Diagnosing the Undiagnosed

Imagine yourself the parent of a small child who is often sick or never quite well. You take her to one doctor after another, but she is still often sick and never quite well. You hear phrases such as “failure to thrive” and “not meeting milestones.” She has what one pediatrician refers to as an undiagnosed disease, which you find really scary. What is it like to have a child, or to be a patient, with a disease that modern medicine is unable to diagnose, and thus unable to cure, or to treat effectively, or to prevent?

“Somewhere in the range of 20 to 30% of such cases have been solved by genome sequencing so far,” says Euan Ashley, MD, PhD, Principal Investigator of Stanford’s Center for Undiagnosed Diseases (CUDS), part of the NIH-funded national Undiagnosed Diseases Network (UDN).

Ashley was speaking of some of the successes of the pilot program that was started at the NIH in 2008 to address the fact that “there were groups of patients out there who had gone from doctor to doctor to doctor trying to find help to get to the bottom of their mystery diseases. These were kids with neurological diseases and adults with heart problems, almost anything you could mention.”

When the leaders of the pilot UDP at the NIH went to get their program renewed and presented their successes, they were told that the Program not only would be renewed but also should be expanded, adding six more centers spread across the country. An RFA was published in 2012, Ashley applied and won, and in July 2014 Stanford became one of the six sites in the Undiagnosed Diseases Program-turned-Network.

So how does it work? Ashley responds, “A patient anywhere in the country with a disease that has resisted diagnosis can go to the website www.rarediseases.info.nih.gov and apply. If accepted, and upon receipt of a letter from their GP, the coordinating center at Harvard will assign the patient to the best site based on geography and expertise.

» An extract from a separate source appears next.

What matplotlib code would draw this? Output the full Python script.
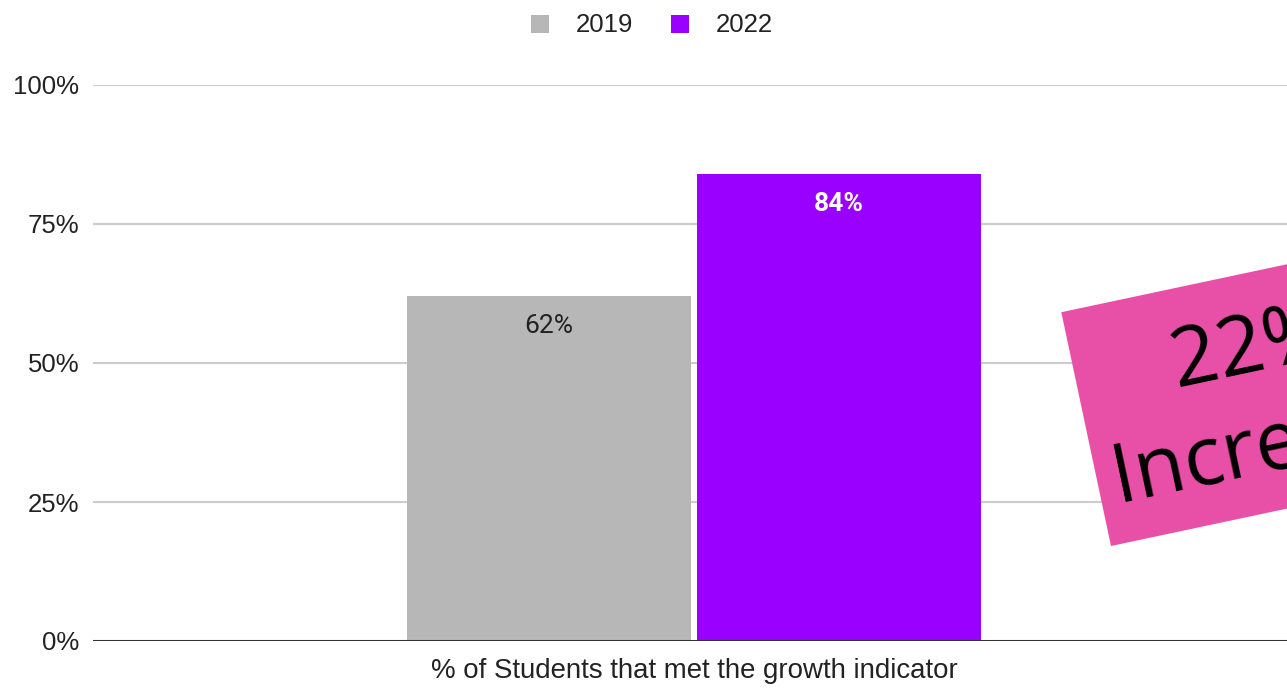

Patients don’t get charged for it; the Network takes care of the cost.”

Ashley continues: “One undiagnosed disease that was described by the UDN in 2011 has a great name -- ACDC (arterial calcification due to deficiency of CD73). It’s a vascular calcification syndrome where blood vessels turn to bone at a very young age. The NIH scientists saw a number of people with the disease, worked out what was causing it, and published an important paper in the New England Journal of Medicine describing the new syndrome. That’s just one prominent example; overall the Network is helping a large number of patients that other centers cannot.”

One important reason why such progess has been made in recent years is the parallel progress made with genetic techniques, which vastly accelerated what could be accomplished. In 2008, you could sequence the genome for $3 million; today you can sequence the genome for $1 thousand. Ashley puts it succinctly: “Genomic technology has driven the success of the Network.” Indeed, this is the basis for the recent launch of a Clinical Genomics Service at Stanford.

For the undiagnosed diseases grant, Ashley states: “Three things defined our attempt to differentiate our site versus others during the application process: 1) genomic and other omic technology and interpretive tools that we’ve developed over the last few years; 2) the proximity of Silicon Valley; 3) telemedicine.

“One of the things that we talked about doing was making telemedicine an important part of what we would do as a site. First of all, we wanted to maximize what we can do with patients even before they come to Stanford as well as after they’ve made their first visit. But we also want to use telemedicine the other way around: we want to bring the experts -- from wherever they might be in the world -- into the room with the patient. If there’s one expert in the world who understands your condition, then we will get hold of that person using telemedicine. That’s a very exciting part of this grant.”

Ashley explains some of the characteristics of the Stanford site: “The Network at Stanford is joint between the two hospitals, for both kids and adults. We are also hoping that there will be a chance for residents to rotate onto our service, to come and be part of the workup of these patients. I think this is an important educational component.”

Ashley is co-chair of steering committee with Bill Gahl, MD, from the NIH, who started the pilot program in 2008. Stanford will host a meeting of the entire steering committee in January 2015, where all the site PIs will discuss their progress and, according to Ashley, “see what we will do next.”

Besides Ashley, other Stanford scientists involved in the leadership of the Network include two co-PIs: Jon Bernstein, MD (Pediatrics), and Paul Fisher, MD (Pediatric Neuro-oncology). Matthew Wheeler, MD (Cardiology), is Medical Director.